Du plus profond de la tranchée…
Je ne suivrai pas les dithyrambes prononcés avec éloquence sur La prochaine fois je viserai le cœur troisième film de Cédric Anger ; si je n’ai pas vu le deuxième, qui s’appelle L’Avocat, je me souviens encore assez bien du premier, Le Tueur, avec l’excellent Gilbert Melki qui, partant de prémisses scénaristiques bien intéressantes, m’avait paru bien maladroit – ce qui est pardonnable – mais surtout dépourvu de rythme et d’intelligence des personnages, ce qui l’est beaucoup moins.
Pourquoi rappeler ce médiocre souvenir ? Pour regretter que, nanti d’un scénario en or massif, de surcroît adapté d’une histoire aussi véridique que glaçante, Anger ne parvienne pas à aller plus loin que l’anecdote. Au fait j’exagère sûrement d’employer le mot d‘anecdote pour une histoire à faire frémir, celle d’un jeune gendarme de l’Oise, modèle de conscience professionnelle et, parallèlement, masochiste compulsif – ce qui le regarde – et surtout tueur en série. Même si, selon le réalisateur, des éléments fictifs ont été incorporés au récit, sans doute pour le dramatiser davantage, il semble que le film suive assez fidèlement le parcours du gendarme Alain Lamare, et de l’enquête qui lui a été consacrée par Yvan Stefanovitch sous le titre Un assassin au dessus de tout soupçon.

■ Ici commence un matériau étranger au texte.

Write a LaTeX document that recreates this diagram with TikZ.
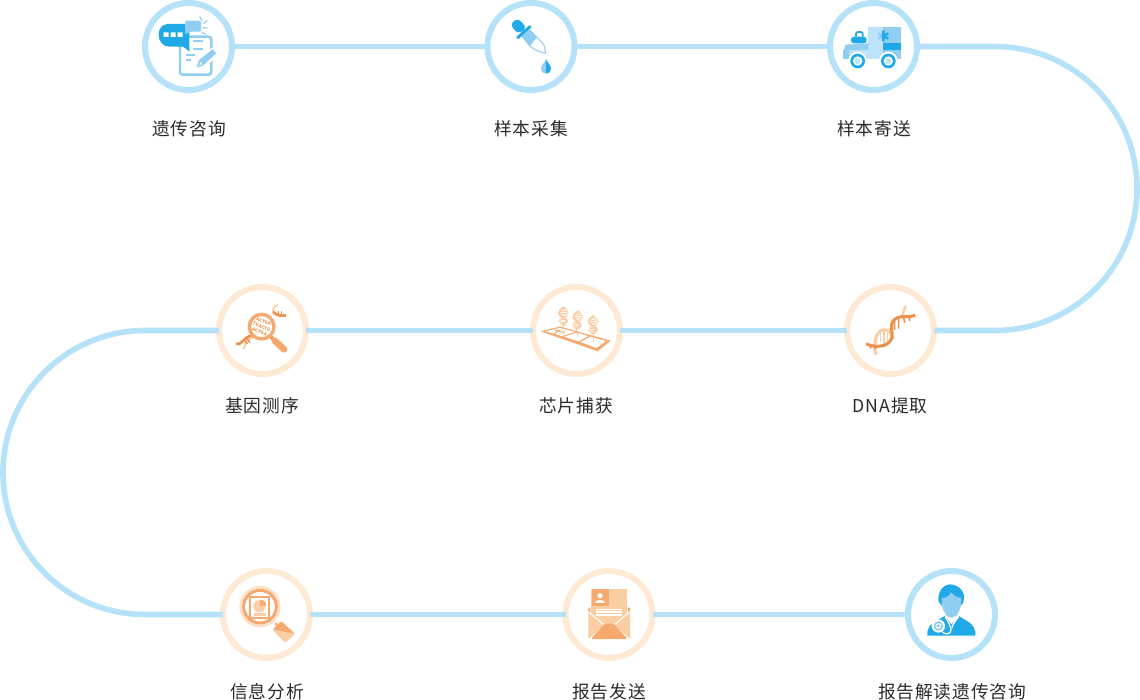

Toute l’aventure est, de fait, parfaitement filmée, dans une atmosphère bleuâtre, pluvieuse, réfrigérée, dans des contrées aussi banales qu’insignifiantes. Bouts d’autoroutes ou de voies rapides, zones pavillonnaires sans ancrages et sans âme, campagnes plates, grisâtres, boueuses, lumières ennuyeuses des réverbères, immenses parkings vides des centres commerciaux et des supermarchés, tristesse des visages.
Franck Neuhart (Guillaume Canet) passe de temps en temps chez ses parents (Jean-Paul Comart et Hélène Vauquois), braves gens qui n’ont sans doute jamais compris, ni même cherché à comprendre leur fils. Il fascine son jeune frère, pour qui il est modèle et exemple. Il fascine aussi sa femme de ménage, Sophie (Ana Girardot), dont le mari (Cédric Le Maoût) est frappé d’idiotie. France d‘en-bas, France périphérique sans histoire, en apparence, qui vit durement, bien loin des billevesées de la modernité et de la mondialisation dite heureuse.
Comme dans la réalité avec le gendarme Alain Lamare, le gendarme Franck Neuhart a soigneusement semé sur son parcours des tas de petits cailloux blancs qui ont été autant de bribes de piste permettant en fin de compte à sa hiérarchie de l’identifier et de l’appréhender. Et sans doute la nomenclature des épreuves qu’il s’inflige sont tirées des éléments de l’enquête : entortillement autour de son bras d’un fil de fer barbelé, immersion dans l’eau glacée d’une baignoire. Et puis la fascination morbide et malsaine pour les lieux de drague homosexuelle où il est attiré dans une relation complexe de répulsion/fascination.
Seulement qui est ce type si rigoureux et à la fois si détraqué ? C’est là que le film pèche. Je sais bien que, dans la réalité Alain Lamare – le personnage réel – a été interné dans un hôpital psychiatrique. Mais au cinéma, c’est tout de même un peu court : j’attends d’un écrivain, d’un cinéaste, qui ne sont pas retenus par la nudité des faits et les évidentes précautions à prendre lorsqu’il s’agit de condamner un homme devant un prétoire, j’attends donc, une réflexion, et avant tout une réflexion sur le Mal, dans ce genre de récits.
Qui ? Pourquoi ? Comment ? Qu’est-ce qui fait que ce garçon issu d’une famille sans éclat, mais tout à fait normale devient un pervers à l’activité abominable ? Cédric Anger laisse toutes les portes ouvertes : faiblesse mentale, traumatisme d’enfance ou d’adolescence, frustration sexuelle, fascination pour la toute-puissance apparente donnée par l’uniforme, la possession d’une arme ? Va savoir ! Il n’y a pas de réponse, ce qui peut se concevoir, mais il n’y a pas de pistes tracées, ce qui est bien regrettable.